Thin Content refers to web pages with little or no added value for the user — whether through insufficient content, pure aggregation without original contribution, automatically generated text without editorial quality, or doorway pages.

Key Takeaways

  • Thin Content has been a negative ranking factor since Google Panda (2011)
  • Not only short content is thin — long content without added value is too
  • Automatically generated content without editorial review counts as thin content
  • Affiliate pages without unique value are typical thin content
  • The solution: Add unique value or remove the page

Thin Content is one of the most common reasons for poor rankings.
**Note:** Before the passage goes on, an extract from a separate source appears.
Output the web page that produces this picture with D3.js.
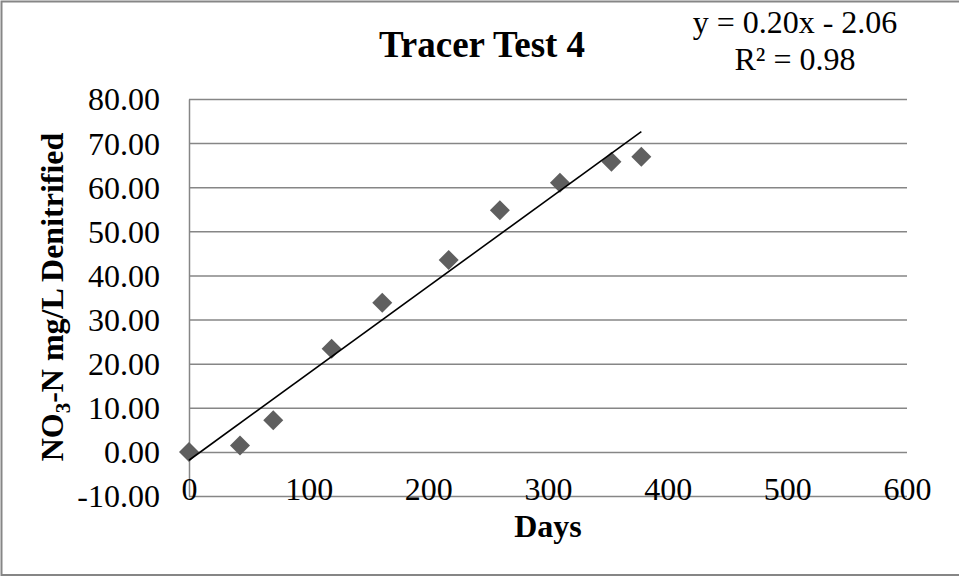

Since the Panda update in 2011, Google has continuously improved its ability to detect and devalue thin content.

Types of Thin Content

Pages with insufficient substance: Short pages that do not satisfactorily answer the search intent. Aggregated content without original contribution: Compilations of content from other websites without original analysis or perspective. Automatically generated content: AI-generated texts without editorial review and without information gain. Doorway pages: Pages primarily created for search engines that redirect users.

Identifying Thin Content

In Google Search Console: Pages with high impressions but zero clicks indicate a lack of relevance. Pages that have never generated traffic despite being indexed are thin content candidates. Crawl budget is wasted on thin content.

Fixing Thin Content

The best solution: Add unique value. Original data, experiences, case studies, expert opinions, or proprietary analyses transform thin content into valuable content. If no value can be added: Remove the page or redirect via 301.

Data & Statistics

Googles Maerz-2024-Update reduzierte minderwertigen Content um 45%

Google (2024)

FAQ

How many words does a page need to avoid being considered thin content?
There is no minimum word count. Google evaluates added value, not length. A concise 300-word answer can be more valuable than a 3,000-word article without substance. What matters is: Does the content fully satisfy the search intent?